**GOAL OF THE EXERCISE:**
Pull out the lines from the line containing "Give me the matplotlib source for this chart." through the line containing "years = np.arange(1884, 2005)", both lines included, and copy them exactly.

SUPPLIED RECORDS start

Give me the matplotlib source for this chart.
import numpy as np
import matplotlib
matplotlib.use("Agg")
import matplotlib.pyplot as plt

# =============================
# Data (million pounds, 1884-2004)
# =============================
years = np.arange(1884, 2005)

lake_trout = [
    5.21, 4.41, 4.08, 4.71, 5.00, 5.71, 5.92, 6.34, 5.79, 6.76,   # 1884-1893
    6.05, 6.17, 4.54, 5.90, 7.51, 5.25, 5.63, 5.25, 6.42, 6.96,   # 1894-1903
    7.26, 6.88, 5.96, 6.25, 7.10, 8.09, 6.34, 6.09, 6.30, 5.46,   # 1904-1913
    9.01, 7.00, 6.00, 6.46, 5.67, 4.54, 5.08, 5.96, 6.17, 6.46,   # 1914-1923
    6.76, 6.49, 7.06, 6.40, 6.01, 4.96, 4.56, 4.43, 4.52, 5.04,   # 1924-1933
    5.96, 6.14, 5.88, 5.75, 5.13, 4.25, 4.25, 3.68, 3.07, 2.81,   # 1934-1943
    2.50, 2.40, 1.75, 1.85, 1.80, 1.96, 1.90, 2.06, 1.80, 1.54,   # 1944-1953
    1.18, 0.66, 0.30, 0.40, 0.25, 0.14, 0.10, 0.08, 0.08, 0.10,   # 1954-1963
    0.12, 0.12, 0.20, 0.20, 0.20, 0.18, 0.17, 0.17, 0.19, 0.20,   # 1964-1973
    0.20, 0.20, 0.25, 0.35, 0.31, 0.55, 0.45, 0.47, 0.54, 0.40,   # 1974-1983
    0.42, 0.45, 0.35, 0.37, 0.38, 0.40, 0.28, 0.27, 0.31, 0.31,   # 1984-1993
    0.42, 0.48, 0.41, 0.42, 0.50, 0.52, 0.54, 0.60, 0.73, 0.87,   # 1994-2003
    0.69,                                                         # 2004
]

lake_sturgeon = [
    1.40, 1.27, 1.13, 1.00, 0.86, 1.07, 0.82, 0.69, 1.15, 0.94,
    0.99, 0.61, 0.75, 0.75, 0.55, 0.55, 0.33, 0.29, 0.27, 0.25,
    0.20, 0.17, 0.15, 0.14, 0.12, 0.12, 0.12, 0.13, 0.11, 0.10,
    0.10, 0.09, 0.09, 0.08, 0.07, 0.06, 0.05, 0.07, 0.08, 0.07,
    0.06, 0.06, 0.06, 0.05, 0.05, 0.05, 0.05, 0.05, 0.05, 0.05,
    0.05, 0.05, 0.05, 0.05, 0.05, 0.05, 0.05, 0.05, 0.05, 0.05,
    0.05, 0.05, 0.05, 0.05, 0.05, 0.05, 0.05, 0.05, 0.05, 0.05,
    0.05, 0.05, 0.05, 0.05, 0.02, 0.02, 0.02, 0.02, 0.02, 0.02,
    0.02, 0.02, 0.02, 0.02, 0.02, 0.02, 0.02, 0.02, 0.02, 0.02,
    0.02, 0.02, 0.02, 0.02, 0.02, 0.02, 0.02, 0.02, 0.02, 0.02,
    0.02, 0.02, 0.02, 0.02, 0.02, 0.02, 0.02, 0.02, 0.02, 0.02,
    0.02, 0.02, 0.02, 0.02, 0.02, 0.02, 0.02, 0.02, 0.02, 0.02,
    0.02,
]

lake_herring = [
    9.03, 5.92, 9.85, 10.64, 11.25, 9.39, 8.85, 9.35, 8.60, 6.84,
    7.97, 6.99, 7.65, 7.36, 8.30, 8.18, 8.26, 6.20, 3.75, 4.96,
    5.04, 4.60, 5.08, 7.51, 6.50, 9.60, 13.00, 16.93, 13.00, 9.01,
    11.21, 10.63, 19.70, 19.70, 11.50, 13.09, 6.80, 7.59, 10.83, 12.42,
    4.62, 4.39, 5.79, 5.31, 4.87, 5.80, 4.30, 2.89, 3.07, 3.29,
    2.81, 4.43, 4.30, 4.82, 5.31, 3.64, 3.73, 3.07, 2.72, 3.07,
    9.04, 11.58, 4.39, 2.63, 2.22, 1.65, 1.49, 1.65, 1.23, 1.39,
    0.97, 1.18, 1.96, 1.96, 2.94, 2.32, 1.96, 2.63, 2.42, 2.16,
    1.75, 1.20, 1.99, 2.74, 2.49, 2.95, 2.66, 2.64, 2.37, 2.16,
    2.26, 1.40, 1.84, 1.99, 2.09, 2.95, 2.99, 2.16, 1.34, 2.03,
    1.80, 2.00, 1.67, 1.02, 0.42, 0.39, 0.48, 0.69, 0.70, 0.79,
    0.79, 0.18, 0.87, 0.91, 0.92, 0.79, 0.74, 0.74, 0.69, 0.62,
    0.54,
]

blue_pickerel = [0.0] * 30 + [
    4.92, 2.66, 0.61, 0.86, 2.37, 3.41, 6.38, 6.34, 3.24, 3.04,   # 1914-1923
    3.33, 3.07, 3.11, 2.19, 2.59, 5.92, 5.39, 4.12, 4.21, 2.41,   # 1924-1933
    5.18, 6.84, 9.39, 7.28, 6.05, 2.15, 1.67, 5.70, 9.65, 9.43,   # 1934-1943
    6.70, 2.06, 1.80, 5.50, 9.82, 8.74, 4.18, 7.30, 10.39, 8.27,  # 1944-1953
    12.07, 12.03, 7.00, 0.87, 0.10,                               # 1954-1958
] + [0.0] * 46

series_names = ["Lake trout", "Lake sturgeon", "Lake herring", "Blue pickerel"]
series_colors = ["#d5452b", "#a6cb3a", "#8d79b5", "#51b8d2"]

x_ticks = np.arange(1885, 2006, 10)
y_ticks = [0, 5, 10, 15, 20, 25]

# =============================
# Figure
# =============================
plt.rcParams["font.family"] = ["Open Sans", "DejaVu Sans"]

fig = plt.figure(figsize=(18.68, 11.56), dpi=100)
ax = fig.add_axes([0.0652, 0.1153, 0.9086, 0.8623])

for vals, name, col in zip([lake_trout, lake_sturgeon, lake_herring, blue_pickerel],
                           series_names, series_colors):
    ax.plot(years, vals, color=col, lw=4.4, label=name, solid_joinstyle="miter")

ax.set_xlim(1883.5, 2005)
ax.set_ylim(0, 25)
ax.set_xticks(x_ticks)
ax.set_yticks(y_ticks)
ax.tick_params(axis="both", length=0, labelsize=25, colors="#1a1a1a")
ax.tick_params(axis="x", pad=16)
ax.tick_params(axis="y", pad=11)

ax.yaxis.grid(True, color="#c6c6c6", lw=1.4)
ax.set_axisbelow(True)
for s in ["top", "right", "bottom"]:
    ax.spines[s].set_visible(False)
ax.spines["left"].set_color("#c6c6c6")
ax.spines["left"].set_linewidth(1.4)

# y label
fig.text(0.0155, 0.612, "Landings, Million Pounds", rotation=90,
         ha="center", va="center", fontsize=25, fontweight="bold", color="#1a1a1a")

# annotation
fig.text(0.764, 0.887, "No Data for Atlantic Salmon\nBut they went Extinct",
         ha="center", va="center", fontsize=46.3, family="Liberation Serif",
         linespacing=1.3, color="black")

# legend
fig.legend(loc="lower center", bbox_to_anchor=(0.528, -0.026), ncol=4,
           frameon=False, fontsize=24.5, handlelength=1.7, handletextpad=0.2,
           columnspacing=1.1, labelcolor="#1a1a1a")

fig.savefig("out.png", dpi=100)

SUPPLIED RECORDS end
SUPPLIED RECORDS start

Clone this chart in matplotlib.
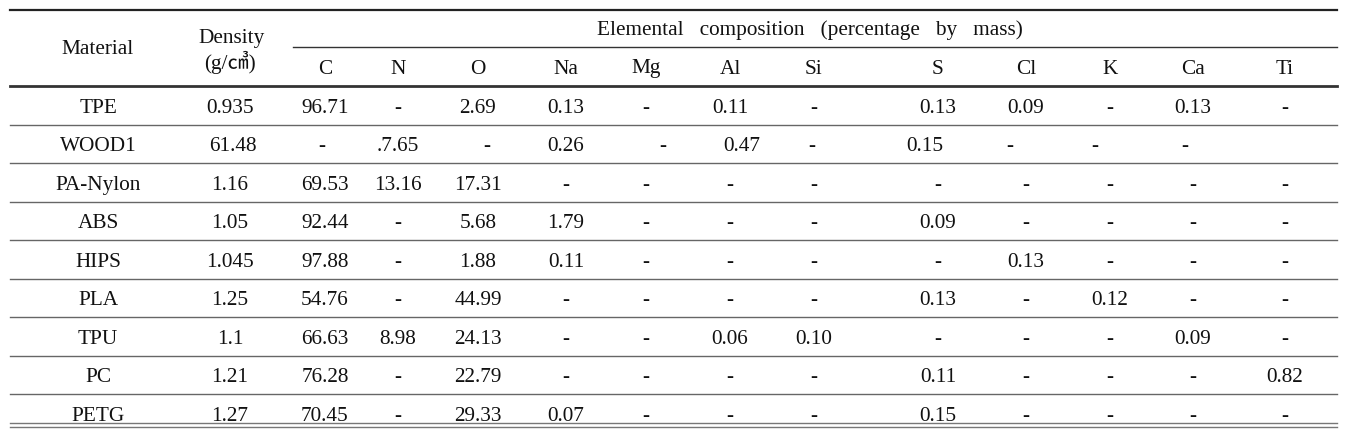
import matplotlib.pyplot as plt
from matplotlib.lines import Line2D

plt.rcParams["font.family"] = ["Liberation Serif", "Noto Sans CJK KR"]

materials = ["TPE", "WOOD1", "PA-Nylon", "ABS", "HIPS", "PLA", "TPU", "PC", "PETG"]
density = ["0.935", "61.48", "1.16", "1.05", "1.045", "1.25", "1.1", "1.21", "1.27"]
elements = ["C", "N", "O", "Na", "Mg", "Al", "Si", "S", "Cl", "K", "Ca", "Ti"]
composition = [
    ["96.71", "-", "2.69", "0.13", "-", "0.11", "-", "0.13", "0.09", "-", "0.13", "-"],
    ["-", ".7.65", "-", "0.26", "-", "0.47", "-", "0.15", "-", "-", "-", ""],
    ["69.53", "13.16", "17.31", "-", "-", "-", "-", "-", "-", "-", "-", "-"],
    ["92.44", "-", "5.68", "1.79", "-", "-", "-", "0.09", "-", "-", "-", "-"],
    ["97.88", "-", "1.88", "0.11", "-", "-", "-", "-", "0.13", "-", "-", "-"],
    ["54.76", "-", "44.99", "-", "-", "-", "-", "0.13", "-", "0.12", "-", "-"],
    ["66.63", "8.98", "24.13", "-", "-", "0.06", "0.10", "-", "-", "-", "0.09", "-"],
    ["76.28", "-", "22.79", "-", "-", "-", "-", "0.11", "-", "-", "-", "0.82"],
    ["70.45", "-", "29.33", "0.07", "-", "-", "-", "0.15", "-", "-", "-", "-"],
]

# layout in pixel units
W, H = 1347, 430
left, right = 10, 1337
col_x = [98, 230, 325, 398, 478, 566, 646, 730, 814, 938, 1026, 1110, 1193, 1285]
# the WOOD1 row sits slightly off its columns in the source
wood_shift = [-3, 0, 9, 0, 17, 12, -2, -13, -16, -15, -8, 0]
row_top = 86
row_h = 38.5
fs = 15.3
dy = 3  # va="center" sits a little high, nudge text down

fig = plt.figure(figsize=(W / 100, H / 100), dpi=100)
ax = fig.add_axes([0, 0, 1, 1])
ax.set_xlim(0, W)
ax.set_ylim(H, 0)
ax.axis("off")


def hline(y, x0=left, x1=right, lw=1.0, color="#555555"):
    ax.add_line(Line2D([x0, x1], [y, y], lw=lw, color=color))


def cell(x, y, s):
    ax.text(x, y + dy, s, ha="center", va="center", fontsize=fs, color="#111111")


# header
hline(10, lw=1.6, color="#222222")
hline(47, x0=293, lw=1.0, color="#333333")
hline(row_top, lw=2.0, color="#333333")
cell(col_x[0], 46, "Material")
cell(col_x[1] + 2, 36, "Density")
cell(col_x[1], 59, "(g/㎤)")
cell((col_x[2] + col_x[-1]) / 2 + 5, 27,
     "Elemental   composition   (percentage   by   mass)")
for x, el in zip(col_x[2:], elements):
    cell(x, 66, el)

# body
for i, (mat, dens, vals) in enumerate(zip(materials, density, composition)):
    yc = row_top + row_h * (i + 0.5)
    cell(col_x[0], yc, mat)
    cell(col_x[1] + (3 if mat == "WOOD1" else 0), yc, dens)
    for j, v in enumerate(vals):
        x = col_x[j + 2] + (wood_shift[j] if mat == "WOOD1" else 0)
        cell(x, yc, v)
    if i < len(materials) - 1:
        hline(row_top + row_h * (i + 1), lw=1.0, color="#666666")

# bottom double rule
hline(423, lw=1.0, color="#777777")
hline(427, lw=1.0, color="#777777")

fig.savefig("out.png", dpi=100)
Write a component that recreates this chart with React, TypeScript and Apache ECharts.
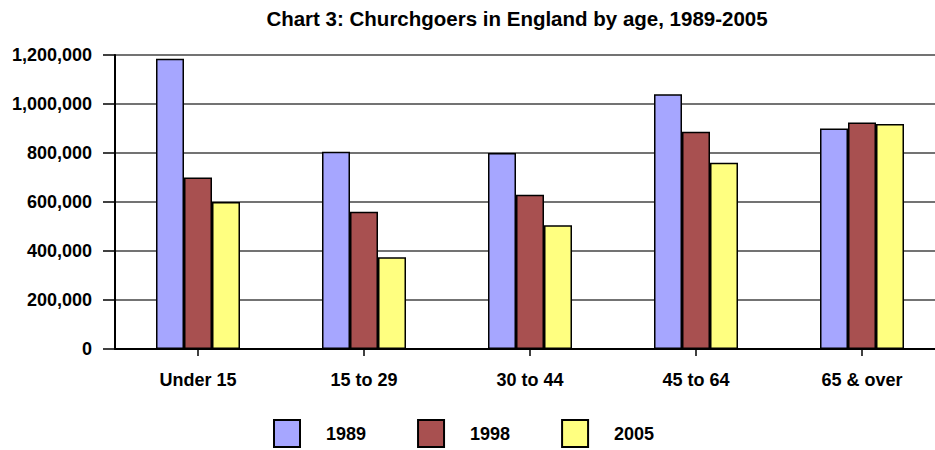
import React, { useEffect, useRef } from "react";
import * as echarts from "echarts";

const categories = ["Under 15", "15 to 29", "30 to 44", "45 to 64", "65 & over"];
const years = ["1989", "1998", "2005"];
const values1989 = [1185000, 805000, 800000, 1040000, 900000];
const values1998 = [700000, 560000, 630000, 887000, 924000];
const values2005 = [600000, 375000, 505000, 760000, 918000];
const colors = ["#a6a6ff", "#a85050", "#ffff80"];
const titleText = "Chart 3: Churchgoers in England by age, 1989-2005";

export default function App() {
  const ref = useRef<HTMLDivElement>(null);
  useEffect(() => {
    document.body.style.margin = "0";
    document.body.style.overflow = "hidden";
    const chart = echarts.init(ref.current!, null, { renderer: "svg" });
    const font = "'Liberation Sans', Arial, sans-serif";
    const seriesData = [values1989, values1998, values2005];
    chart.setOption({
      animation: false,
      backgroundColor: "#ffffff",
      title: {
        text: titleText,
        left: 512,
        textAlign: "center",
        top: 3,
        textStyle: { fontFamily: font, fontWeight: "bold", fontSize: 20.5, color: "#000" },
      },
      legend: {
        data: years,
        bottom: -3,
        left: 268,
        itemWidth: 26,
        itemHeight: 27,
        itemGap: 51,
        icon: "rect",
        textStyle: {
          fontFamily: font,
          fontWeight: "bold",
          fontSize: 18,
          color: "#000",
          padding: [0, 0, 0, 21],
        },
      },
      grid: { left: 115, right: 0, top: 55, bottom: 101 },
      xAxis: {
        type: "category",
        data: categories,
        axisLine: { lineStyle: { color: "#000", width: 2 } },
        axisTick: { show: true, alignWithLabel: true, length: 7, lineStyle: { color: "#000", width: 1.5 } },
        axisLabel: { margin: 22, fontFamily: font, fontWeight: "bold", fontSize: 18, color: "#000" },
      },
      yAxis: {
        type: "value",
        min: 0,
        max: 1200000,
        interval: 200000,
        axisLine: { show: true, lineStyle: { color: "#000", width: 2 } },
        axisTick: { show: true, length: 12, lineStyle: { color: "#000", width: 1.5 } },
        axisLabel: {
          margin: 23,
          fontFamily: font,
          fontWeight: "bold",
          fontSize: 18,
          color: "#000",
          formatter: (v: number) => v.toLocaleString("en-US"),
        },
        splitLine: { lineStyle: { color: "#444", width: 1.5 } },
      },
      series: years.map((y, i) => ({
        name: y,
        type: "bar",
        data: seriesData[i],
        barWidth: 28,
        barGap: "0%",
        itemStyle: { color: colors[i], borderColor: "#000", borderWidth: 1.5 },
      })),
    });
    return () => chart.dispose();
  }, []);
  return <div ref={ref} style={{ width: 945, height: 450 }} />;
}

SUPPLIED RECORDS end
SUPPLIED RECORDS start

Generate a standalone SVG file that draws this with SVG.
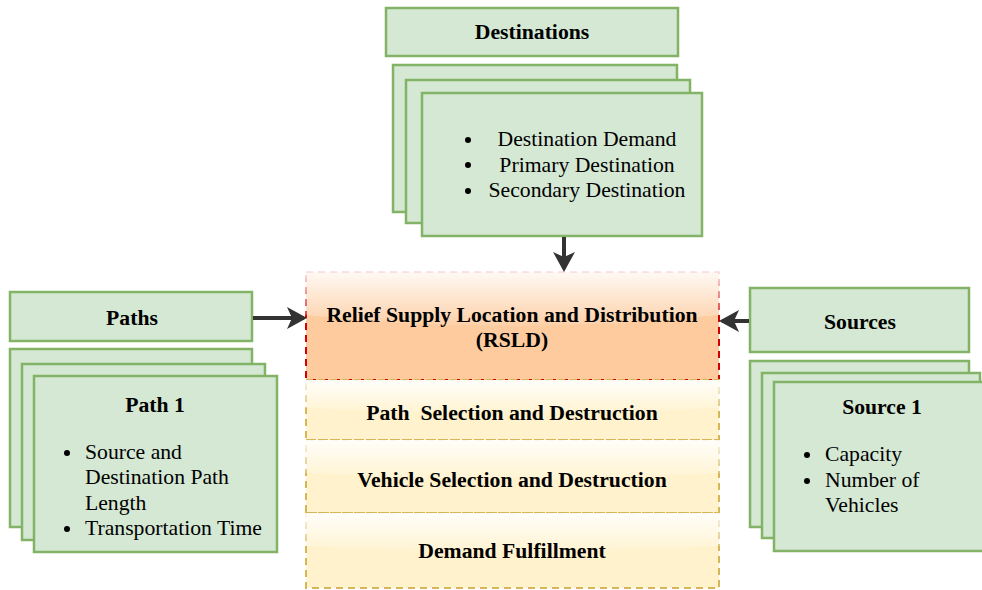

SUPPLIED RECORDS end

**RESULT:**
Give me the matplotlib source for this chart.
import numpy as np
import matplotlib
matplotlib.use("Agg")
import matplotlib.pyplot as plt

# =============================
# Data (million pounds, 1884-2004)
# =============================
years = np.arange(1884, 2005)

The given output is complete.